No longer. The San Francisco Ballet’s Nutcracker, like hundreds of others nationwide, is a love object and holiday icon, this year gorgeously lavished with gewgaws as never before, beginning in the lobby with bows and bangles and Christmas trees, photo ops with the dancers or in a sleigh, tiny ballerinas in glorious costumes ($21.50) hanging from a gift shop Christmas tree, and larger (but still tiny) tots in their holiday finery, sliding across the marble floors and nibbling on cookies. Claras (25!) and other dancers from Nutcrackers past were also there. Among them was Charlotte Ogden Moore, 19, a Clara in 2012 and 2013 and a pre-professional San Francisco Ballet School alum who credits Tomasson’s leadership for her love of the art form. She wants to remain involved with ballet in a supportive role, perhaps on the board, suggested her mother, who was with her. Managing her hectic schedule of school and dance classes, Charlotte said, taught her lasting skills in time management and working with her teachers.
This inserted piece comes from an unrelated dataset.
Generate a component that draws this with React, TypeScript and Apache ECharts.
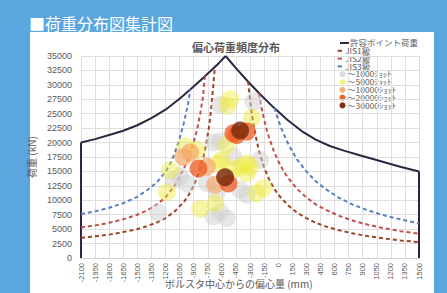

The school remains a key to the company’s strength, with 65 percent of the dancers attending. It brings an underlying glow, a unanimity of technique and artistry, not to mention spirit, to all the proceedings, but especially to this year’s Nutcracker.
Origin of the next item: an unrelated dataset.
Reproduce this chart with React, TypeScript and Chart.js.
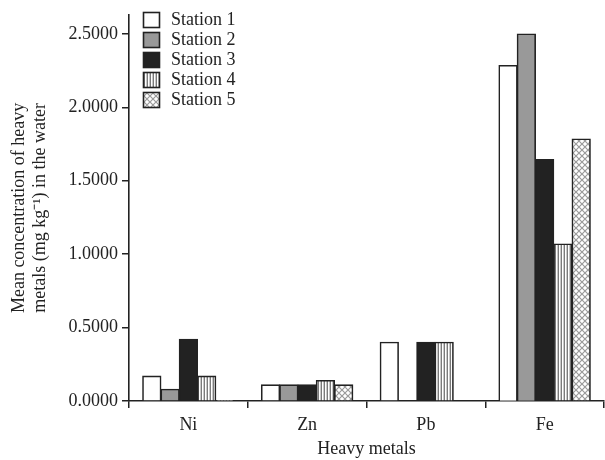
import React, { useEffect, useRef } from "react";
import { Chart, registerables } from "chart.js";

Chart.register(...registerables);

const categories = ["Ni", "Zn", "Pb", "Fe"];
const stationNames = ["Station 1", "Station 2", "Station 3", "Station 4", "Station 5"];
const station1 = [0.17, 0.11, 0.40, 2.285];
const station2 = [0.08, 0.11, 0.0, 2.50];
const station3 = [0.42, 0.11, 0.40, 1.645];
const station4 = [0.17, 0.14, 0.40, 1.07];
const station5 = [0.005, 0.11, 0.0, 1.785];
const yTickValues = [0, 0.5, 1.0, 1.5, 2.0, 2.5];
const yTitle = ["Mean concentration of heavy", "metals (mg kg\u207B\u00B9) in the water"];
const xTitle = "Heavy metals";

const FONT = "'Liberation Serif', 'Times New Roman', serif";
const INK = "#222222";

function makeStripePattern(ctx: CanvasRenderingContext2D) {
  const c = document.createElement("canvas");
  c.width = 3;
  c.height = 4;
  const g = c.getContext("2d")!;
  g.fillStyle = "#ffffff";
  g.fillRect(0, 0, 3, 4);
  g.fillStyle = "#7a7a7a";
  g.fillRect(0, 0, 1, 4);
  g.fillStyle = "#c8c8c8";
  g.fillRect(2, 0, 1, 4);
  return ctx.createPattern(c, "repeat")!;
}

function makeCrossPattern(ctx: CanvasRenderingContext2D) {
  const c = document.createElement("canvas");
  const s = 6;
  c.width = s;
  c.height = s;
  const g = c.getContext("2d")!;
  g.fillStyle = "#ffffff";
  g.fillRect(0, 0, s, s);
  g.strokeStyle = "#9a9a9a";
  g.lineWidth = 1.2;
  g.beginPath();
  g.moveTo(0, 0);
  g.lineTo(s, s);
  g.moveTo(s, 0);
  g.lineTo(0, s);
  g.stroke();
  return ctx.createPattern(c, "repeat")!;
}

const legendPlugin = {
  id: "customLegend",
  afterDraw(chart: any) {
    const ctx = chart.ctx;
    const x0 = 143.5;
    const y0 = 12.5;
    const gap = 20;
    ctx.save();
    chart.data.datasets.forEach((ds: any, i: number) => {
      const y = y0 + i * gap;
      ctx.fillStyle = ds.backgroundColor;
      ctx.fillRect(x0, y, 16, 15);
      ctx.strokeStyle = INK;
      ctx.lineWidth = 1.6;
      ctx.strokeRect(x0, y, 16, 15);
      ctx.fillStyle = INK;
      ctx.font = `18px ${FONT}`;
      ctx.textBaseline = "middle";
      ctx.textAlign = "left";
      ctx.fillText(ds.label, 171, y + 8);
    });
    ctx.restore();
  },
};

export default function App() {
  const ref = useRef<HTMLCanvasElement>(null);
  useEffect(() => {
    const canvas = ref.current!;
    const ctx = canvas.getContext("2d")!;
    const fills = ["#ffffff", "#999999", "#222222", makeStripePattern(ctx), makeCrossPattern(ctx)];
    const series = [station1, station2, station3, station4, station5];
    const chart = new Chart(canvas, {
      type: "bar",
      data: {
        labels: categories,
        datasets: series.map((d, i) => ({
          label: stationNames[i],
          data: d,
          backgroundColor: fills[i] as any,
          borderColor: INK,
          borderWidth: 1.6,
          borderSkipped: "bottom",
          inflateAmount: 0.5,
          categoryPercentage: 0.77,
          barPercentage: 1.0,
        })),
      },
      options: {
        animation: false,
        responsive: false,
        maintainAspectRatio: false,
        layout: { padding: { top: 13, right: 1, left: 0, bottom: 0 } },
        plugins: {
          legend: { display: false },
          tooltip: { enabled: false },
        },
        scales: {
          x: {
            grid: {
              offset: true,
              drawOnChartArea: false,
              drawTicks: true,
              tickLength: 7,
              color: INK,
              lineWidth: 1.5,
            },
            border: { display: true, color: INK, width: 1.6 },
            ticks: {
              color: INK,
              font: { family: FONT, size: 18 },
              padding: 6,
            },
            title: {
              display: true,
              text: xTitle,
              color: INK,
              font: { family: FONT, size: 18, lineHeight: 1.167 },
              padding: { top: 0, bottom: 0 },
            },
            afterFit(scale: any) {
              scale.height = 59;
            },
          },
          y: {
            min: 0,
            max: 2.63,
            grid: {
              drawOnChartArea: false,
              drawTicks: true,
              tickLength: 7,
              color: INK,
              lineWidth: 1.5,
            },
            border: { display: true, color: INK, width: 1.6 },
            ticks: {
              color: INK,
              font: { family: FONT, size: 18 },
              padding: 4,
              callback: (v: any) => Number(v).toFixed(4),
            },
            afterBuildTicks(scale: any) {
              scale.ticks = yTickValues.map((v) => ({ value: v }));
            },
            title: {
              display: true,
              text: yTitle,
              color: INK,
              font: { family: FONT, size: 18, lineHeight: 1.167 },
              padding: { top: 8.5, bottom: 0 },
            },
            afterFit(scale: any) {
              scale.width = 129;
            },
          },
        },
      },
      plugins: [legendPlugin],
    });
    return () => chart.destroy();
  }, []);
  return (
    <div style={{ position: "fixed", left: 0, top: 0, width: 605, height: 460, background: "#fff" }}>
      <canvas ref={ref} width={605} height={460} style={{ width: 605, height: 460, display: "block" }} />
    </div>
  );
}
That it remains physically unchanged from its 2004 premiere becomes an annually more appealing gift from its designers, Michael Yeargan, Martin Pakledinaz, James F. Ingalls, and Wendall K. Harrington, as San Francisco changes with the city’s times and fortunes. How lovely to return to 1915, year of the S.F. Exposition, to almost breathe in the fog, to see the Farallon Islands and the houses on the hills at twilight, to watch the bustle on the narrow street. The San Francisco Ballet Orchestra was beautifully led by Martin West, principal conductor and music director.
But most important, how lovely to watch the dancers young and old, from Abby Cannon’s vivacious preteen Clara and Shane Wexelman’s irrepressibly bratty brother Fritz to friends and family, precise yet natural in their dances. How groovy to find the clock shop in the hands of Tiit Helimets, an Uncle Drosselmeyer whose brush cut and zesty body language makes him a silver fox of a magician as he brings the Nutcracker doll (Hansuke Yamamoto) to life, joining dancing dolls, the rubber-limbed Max Cauthorn and dainty automaton Lauren Parrott.
After the vanquishing of the King of the Mice (Nathan Remez, emerging from the prompter’s box with evil in mind, but ending up upended, tail and feet waving in midair), the Nutcracker reveals himself to be none other than Luke Ingham, gallant as Clara’s princely escort, welcoming the King and Queen of the Snow (Carlo di Lanno and the eternally supple, glorious Yuan Yuan Tan) before hopping aboard the crystal-headed horse-drawn sleigh and dashing through an absolute blizzard, juiced up, perhaps, for year 75. Ingham becomes a terrific half of the final pas de deux, with Mathilde Froustey brilliantly commanding the stage as queen of the realm, overcoming a nasty slip during the Grand Pas de Deux. Sasha de Sola’s Sugar Plum Fairy, sparkly in pink tutu, was a child’s dream.
Equally happy and charming star turns came from flawlessly presented international delights like the Spanish variation; Arabian, with Kimberly Marie Olivier; Chinese, with the boundlessly bounding Lonnie Weeks and a capering five-kid dragon; Esteban Hernandez, endlessly leaping with Davide Occhipinti and Myles Thatcher in the Russian dance, created by Anatole Vilzak; the Frenchy-French trio of Kamryn Baldwin, Maggie Weirich, and Ami Yuki; and Louis Schilling, maneuvering his Madame du Cirque tent to take in his mischievous little buffoons, and the scene-stealing dancing bear (Diego Cruz, flirting over his shoulder at the audience).
Sixteen waltzing flowers made the rain outside go away, at least for a while, and so did the jolly balloon drop at the curtain call, wreathing the cheering audience in floating globes of candy-cane red and white and smiles, smiles, smiles.